I read a tweet the other day that said something similar to, “When this quarantine is over, you will definitely be able to convince me that ‘Tiger King’ was a mass hallucination.” We have talked about Tiger King as a newspaper before, but we couldn’t just give this show only a little bit of coverage. I have not seen anything else that really encompasses the crazy energy that this show has in all of the media coverage that it has been given. I have watched a ton of these true crime documentaries in my life and this one definitely takes the cake as the wildest. I must give my mom credit because the day that the show premiered on Netflix, she wanted my whole family to watch it, and none of us were convinced until we saw people talking about it on social media. There has been a lot of press surrounding the show, so I am going to try not to be repetitive and just talk about what makes it so crazy and why you should watch it. 

The main story in “Tiger King” focuses on the world of a man named Joe Exotic (no, that is not his birth name). Joe was the owner of a zoo in Oklahoma where he not only kept, but also bred and sold over 100 “big cats” (think tigers and lions). At the start of the documentary, the viewer finds out that Exotic is in prison for apparently hiring a hitman to murder Carole Baskin, an animal rights activist and owner of Big Cat Rescue, who was attempting to have his zoo closed. Now, if that’s not a great opener for a show then I don’t know what is. It gets even crazier from there, with a wild series of events that are almost too shocking to believe. Just to give you a taste, there is a long segment in the series where Exotic is running for president, and one of his taglines is, “I’m Joe Exotic, otherwise known as The Tiger King, The Gay, Gun-Carrying Redneck With A Mullet.” This world of big cat sales and breeding is something I personally have never thought about, but there are so many layers to it that I never would have imagined. 

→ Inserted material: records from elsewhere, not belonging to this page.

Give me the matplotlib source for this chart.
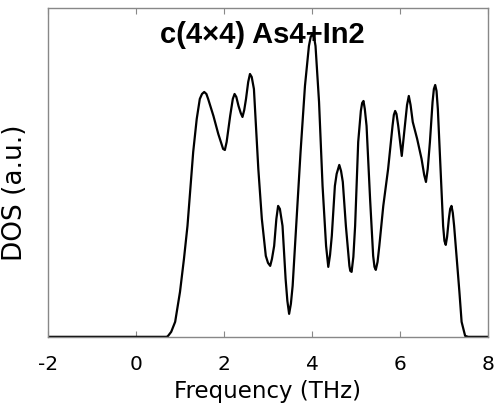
import matplotlib.pyplot as plt

# frequency (THz) and DOS (arbitrary units)
freq = [-2.0, 0.0, 0.70, 0.73, 0.80, 0.89, 1.00, 1.09, 1.17, 1.24, 1.30, 1.38,
        1.45, 1.50, 1.55, 1.60, 1.64, 1.76, 1.87, 1.98, 2.02, 2.06, 2.14,
        2.20, 2.24, 2.28, 2.33, 2.38, 2.42, 2.46, 2.50, 2.55, 2.59, 2.63,
        2.68, 2.78, 2.86, 2.95, 3.00, 3.05, 3.09, 3.14, 3.19, 3.23, 3.27,
        3.33, 3.40, 3.44, 3.48, 3.52, 3.56, 3.65, 3.74, 3.84, 3.93, 3.97,
        4.01, 4.05, 4.08, 4.16, 4.24, 4.32, 4.37, 4.41, 4.45, 4.52, 4.56,
        4.62, 4.66, 4.70, 4.77, 4.85, 4.87, 4.90, 4.94, 4.98, 5.05, 5.11,
        5.14, 5.17, 5.20, 5.24, 5.32, 5.39, 5.42, 5.45, 5.49, 5.53, 5.62,
        5.73, 5.83, 5.86, 5.89, 5.92, 5.96, 6.04, 6.11, 6.16, 6.20, 6.24,
        6.29, 6.39, 6.49, 6.55, 6.59, 6.63, 6.68, 6.74, 6.77, 6.80, 6.83,
        6.86, 6.93, 6.98, 7.01, 7.04, 7.07, 7.11, 7.14, 7.17, 7.20, 7.23,
        7.29, 7.35, 7.40, 7.48, 7.55, 8.0]
dos = [0, 0, 0, 1, 5, 15, 45, 78, 111, 151, 185, 218,
       238, 243, 245, 243, 238, 221, 203, 188, 187, 195, 221,
       238, 243, 240, 231, 224, 220, 227, 238, 255, 263, 260,
       248, 168, 118, 81, 74, 71, 78, 91, 118, 131, 128,
       111, 58, 36, 23, 33, 51, 118, 185, 251, 291, 300,
       303, 299, 291, 235, 151, 91, 70, 82, 101, 151, 163,
       172, 166, 155, 111, 71, 66, 65, 80, 111, 195, 226,
       234, 236, 228, 211, 138, 81, 70, 67, 75, 91, 131,
       168, 211, 222, 226, 223, 211, 181, 211, 232, 241, 232,
       215, 198, 178, 162, 155, 168, 195, 235, 248, 252, 246,
       228, 161, 111, 96, 92, 100, 118, 128, 131, 124, 111,
       78, 45, 15, 1, 0, 0]

title = 'c(4\u00d74) As4+In2'
xticks = [-2, 0, 2, 4, 6, 8]

fig = plt.figure(figsize=(5, 4.1), dpi=100)
ax = fig.add_axes([0.096, 0.176, 0.88, 0.802])

ax.plot(freq, dos, color='black', linewidth=1.6,
        solid_joinstyle='round', solid_capstyle='round')
ax.set_xlim(-2, 8)
ax.set_ylim(0, 329)

ax.set_xticks(xticks)
ax.set_xticklabels([str(t) for t in xticks], fontsize=14.5, family='DejaVu Sans')
ax.set_yticks([])
ax.tick_params(axis='x', direction='in', top=True, length=4, color='#888888', pad=12)
for s in ax.spines.values():
    s.set_color('#888888')
    s.set_linewidth(1.0)

ax.set_xlabel('Frequency (THz)', fontsize=16.5, family='DejaVu Sans', labelpad=5)
ax.set_ylabel('DOS (a.u.)', fontsize=19, family='DejaVu Sans')
ax.yaxis.set_label_coords(-0.045, 0.44)

ax.text(0.486, 0.963, title, transform=ax.transAxes, ha='center', va='top',
        fontsize=21, fontweight='bold', family='Liberation Sans')

fig.savefig('out.png', dpi=100)
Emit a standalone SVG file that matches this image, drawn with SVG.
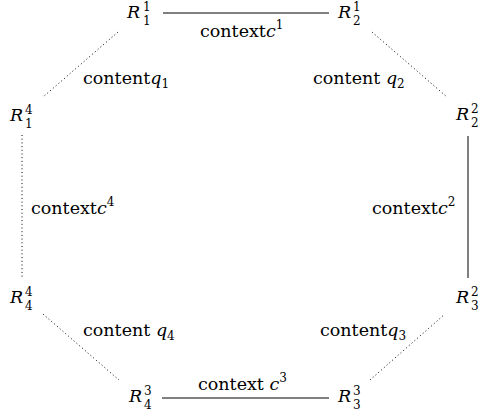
<svg xmlns="http://www.w3.org/2000/svg" width="486" height="414" viewBox="0 0 486 414">
<style>
text{font-family:"DejaVu Serif","Liberation Serif",serif;fill:#000}
.R{font-size:17.5px;font-style:italic}
.s{font-size:12px}
.lab{font-size:17.5px}
.i{font-style:italic}
.solid{stroke:#000;stroke-width:1;fill:none}
.dot{stroke:#000;stroke-width:1;fill:none;stroke-dasharray:1 2.7}
</style>
<rect width="486" height="414" fill="#fff"/>
<g id="connectors">
<path class="solid" d="M163,13 H329"/>
<path class="solid" d="M162,398 H329"/>
<path class="solid" d="M468,136 V278"/>
<path class="dot" d="M22,135 V278"/>
<path class="dot" d="M118,32 L43,97"/>
<path class="dot" d="M372,32 L447,97"/>
<path class="dot" d="M43,314 L119,380"/>
<path class="dot" d="M370,380 L445,314"/>
</g>
<g id="labels">
<text class="lab" x="200" y="37">context<tspan class="i">c</tspan><tspan class="s" dy="-8">1</tspan></text>
<text class="lab" x="83" y="84">content<tspan class="i">q</tspan><tspan class="s" dy="4">1</tspan></text>
<text class="lab" x="313" y="84">content <tspan class="i">q</tspan><tspan class="s" dy="4">2</tspan></text>
<text class="lab" x="31" y="214">context<tspan class="i">c</tspan><tspan class="s" dy="-8">4</tspan></text>
<text class="lab" x="372" y="214">context<tspan class="i">c</tspan><tspan class="s" dy="-8">2</tspan></text>
<text class="lab" x="83" y="336">content <tspan class="i">q</tspan><tspan class="s" dy="4">4</tspan></text>
<text class="lab" x="320" y="336">content<tspan class="i">q</tspan><tspan class="s" dy="4">3</tspan></text>
<text class="lab" x="198" y="390">context <tspan class="i">c</tspan><tspan class="s" dy="-8">3</tspan></text>
</g>
<g id="R11"><text class="R" x="127" y="18">R</text><text class="s" x="143" y="10.5">1</text><text class="s" x="143" y="25">1</text></g>
<g id="R21"><text class="R" x="338" y="18">R</text><text class="s" x="353" y="10.5">1</text><text class="s" x="353" y="25">2</text></g>
<g id="R14"><text class="R" x="10" y="121">R</text><text class="s" x="25" y="113.5">4</text><text class="s" x="25" y="128">1</text></g>
<g id="R22"><text class="R" x="456" y="120">R</text><text class="s" x="471" y="112.5">2</text><text class="s" x="471" y="127">2</text></g>
<g id="R44"><text class="R" x="10" y="303">R</text><text class="s" x="25" y="295.5">4</text><text class="s" x="25" y="310">4</text></g>
<g id="R32"><text class="R" x="456" y="303">R</text><text class="s" x="471" y="295.5">2</text><text class="s" x="471" y="310">3</text></g>
<g id="R43"><text class="R" x="129" y="402">R</text><text class="s" x="144" y="394.5">3</text><text class="s" x="144" y="409">4</text></g>
<g id="R33"><text class="R" x="338" y="402">R</text><text class="s" x="353" y="394.5">3</text><text class="s" x="353" y="409">3</text></g>
</svg>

One of the more controversial aspects of the show is the fact that most of the people in it are working more for their own benefit than the animals. There is almost no mention of any animal rights organizations and the problems that come with this kind of animal breeding, besides a brief mention of PETA at the end. Even Carole Baskin, a supposed animal rights activist, comes with a dubious level of morality. This big cat industry has a ton of money in it in the United States, and it’s clear that the motivation behind the actions of many of the people featured in the documentary is money. They are willing to risk the health and safety of the animals in their care for their own personal gain, and are now receiving enormous fame from the show. It’s important as a viewer to remember to remain objective of the actions of the people on the show. This is not a dramatization, it’s real life with real consequences. 

I don’t want to give too much of the plot away because it truly is something best experienced when you go in with as little background knowledge as possible. The reason to watch this show is both because it is highly entertaining and because it sheds light on a booming industry that is occuring right here in the United States. If you need something to watch that will hold all of your attention for the entirety of the time you are watching it and for probably a long time after, I totally recommend giving Tiger King a watch!